● **RAW RECORDS**:
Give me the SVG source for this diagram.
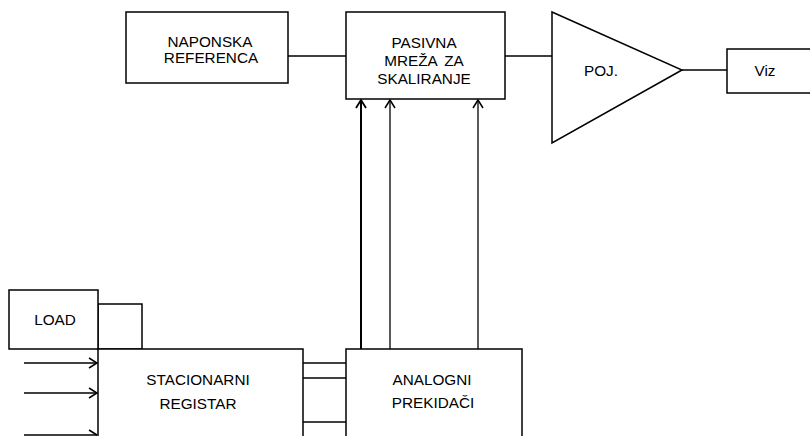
<svg xmlns="http://www.w3.org/2000/svg" width="810" height="436" viewBox="0 0 810 436">
<defs>
<style>
.box{fill:#fff;stroke:#000;stroke-width:1.5}
.ln{fill:none;stroke:#000;stroke-width:1.3}
.hd{fill:none;stroke:#000;stroke-width:1.5}
text{font-family:"Liberation Sans",Arial,sans-serif;font-size:15.3px;fill:#000;text-anchor:middle}
</style>
</defs>
<rect width="810" height="436" fill="#fff"/>
<g id="connectors">
<line class="ln" x1="288" y1="56" x2="346" y2="56"/>
<line class="ln" x1="505" y1="56" x2="552" y2="56"/>
<line class="ln" x1="682" y1="70" x2="727" y2="70"/>
<line class="ln" x1="361" y1="349" x2="361" y2="100" style="stroke-width:2"/>
<polyline class="hd" points="356,108 361,100 366,108" style="stroke-width:1.8"/>
<line class="ln" x1="390" y1="349" x2="390" y2="100"/>
<polyline class="hd" points="385,108 390,100 395,108"/>
<line class="ln" x1="478" y1="349" x2="478" y2="100"/>
<polyline class="hd" points="473,108 478,100 483,108"/>
<line class="ln" x1="303" y1="363" x2="346" y2="363"/>
<line class="ln" x1="303" y1="378" x2="346" y2="378"/>
<line class="ln" x1="303" y1="422" x2="346" y2="422"/>
<line class="ln" x1="24" y1="363" x2="97" y2="363"/>
<polyline class="hd" points="89,358 97,363 89,368"/>
<line class="ln" x1="24" y1="393" x2="97" y2="393"/>
<polyline class="hd" points="89,388 97,393 89,398"/>
<line class="ln" x1="24" y1="435" x2="97" y2="435"/>
<polyline class="hd" points="89,430 97,435"/>
</g>
<g id="naponska">
<rect class="box" x="126" y="12" width="162" height="71"/>
<text x="210" y="47">NAPONSKA</text>
<text x="211" y="63">REFERENCA</text>
</g>
<g id="pasivna">
<rect class="box" x="346" y="12" width="159" height="87"/>
<text x="424" y="47.5">PASIVNA</text>
<text x="424" y="66" style="word-spacing:3px">MREŽA ZA</text>
<text x="424" y="84">SKALIRANJE</text>
</g>
<g id="poj">
<polygon class="box" points="552,12 682,70 552,143"/>
<text x="601" y="76">POJ.</text>
</g>
<g id="viz">
<rect class="box" x="727" y="49" width="90" height="44"/>
<text x="765" y="76">Viz</text>
</g>
<g id="load">
<rect class="box" x="98" y="304" width="44" height="45"/>
<rect class="box" x="9" y="290" width="89" height="59"/>
<text x="55" y="324.5">LOAD</text>
</g>
<g id="stacionarni">
<rect class="box" x="98" y="349" width="205" height="100"/>
<text x="198" y="385">STACIONARNI</text>
<text x="198" y="409">REGISTAR</text>
</g>
<g id="analogni">
<rect class="box" x="346" y="349" width="176" height="100"/>
<text x="432" y="384.5">ANALOGNI</text>
<text x="433" y="407.5">PREKIDAČI</text>
</g>
</svg>
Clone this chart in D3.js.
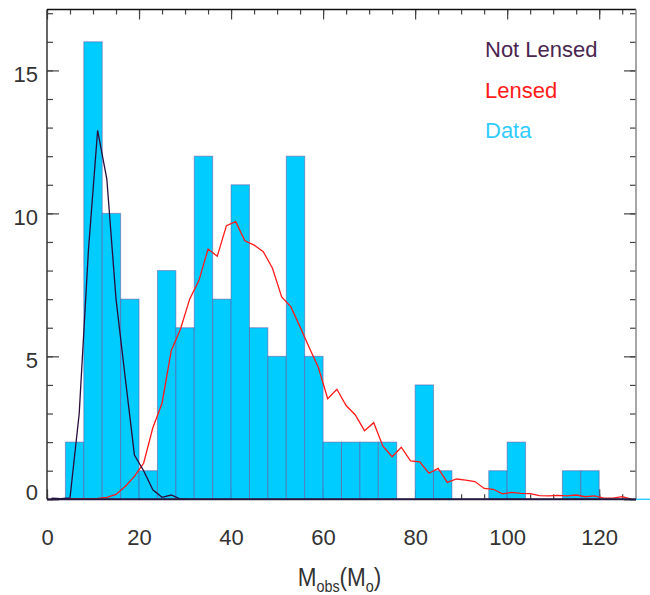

● **EXERCISE BRIEF**:
Without the pictures, repeat the listing above exactly.

● **RESPONSE TO THIS TASK**:
Give me the SVG source for this diagram.
<svg xmlns="http://www.w3.org/2000/svg" width="810" height="436" viewBox="0 0 810 436">
<defs>
<style>
.box{fill:#fff;stroke:#000;stroke-width:1.5}
.ln{fill:none;stroke:#000;stroke-width:1.3}
.hd{fill:none;stroke:#000;stroke-width:1.5}
text{font-family:"Liberation Sans",Arial,sans-serif;font-size:15.3px;fill:#000;text-anchor:middle}
</style>
</defs>
<rect width="810" height="436" fill="#fff"/>
<g id="connectors">
<line class="ln" x1="288" y1="56" x2="346" y2="56"/>
<line class="ln" x1="505" y1="56" x2="552" y2="56"/>
<line class="ln" x1="682" y1="70" x2="727" y2="70"/>
<line class="ln" x1="361" y1="349" x2="361" y2="100" style="stroke-width:2"/>
<polyline class="hd" points="356,108 361,100 366,108" style="stroke-width:1.8"/>
<line class="ln" x1="390" y1="349" x2="390" y2="100"/>
<polyline class="hd" points="385,108 390,100 395,108"/>
<line class="ln" x1="478" y1="349" x2="478" y2="100"/>
<polyline class="hd" points="473,108 478,100 483,108"/>
<line class="ln" x1="303" y1="363" x2="346" y2="363"/>
<line class="ln" x1="303" y1="378" x2="346" y2="378"/>
<line class="ln" x1="303" y1="422" x2="346" y2="422"/>
<line class="ln" x1="24" y1="363" x2="97" y2="363"/>
<polyline class="hd" points="89,358 97,363 89,368"/>
<line class="ln" x1="24" y1="393" x2="97" y2="393"/>
<polyline class="hd" points="89,388 97,393 89,398"/>
<line class="ln" x1="24" y1="435" x2="97" y2="435"/>
<polyline class="hd" points="89,430 97,435"/>
</g>
<g id="naponska">
<rect class="box" x="126" y="12" width="162" height="71"/>
<text x="210" y="47">NAPONSKA</text>
<text x="211" y="63">REFERENCA</text>
</g>
<g id="pasivna">
<rect class="box" x="346" y="12" width="159" height="87"/>
<text x="424" y="47.5">PASIVNA</text>
<text x="424" y="66" style="word-spacing:3px">MREŽA ZA</text>
<text x="424" y="84">SKALIRANJE</text>
</g>
<g id="poj">
<polygon class="box" points="552,12 682,70 552,143"/>
<text x="601" y="76">POJ.</text>
</g>
<g id="viz">
<rect class="box" x="727" y="49" width="90" height="44"/>
<text x="765" y="76">Viz</text>
</g>
<g id="load">
<rect class="box" x="98" y="304" width="44" height="45"/>
<rect class="box" x="9" y="290" width="89" height="59"/>
<text x="55" y="324.5">LOAD</text>
</g>
<g id="stacionarni">
<rect class="box" x="98" y="349" width="205" height="100"/>
<text x="198" y="385">STACIONARNI</text>
<text x="198" y="409">REGISTAR</text>
</g>
<g id="analogni">
<rect class="box" x="346" y="349" width="176" height="100"/>
<text x="432" y="384.5">ANALOGNI</text>
<text x="433" y="407.5">PREKIDAČI</text>
</g>
</svg>
Clone this chart in D3.js.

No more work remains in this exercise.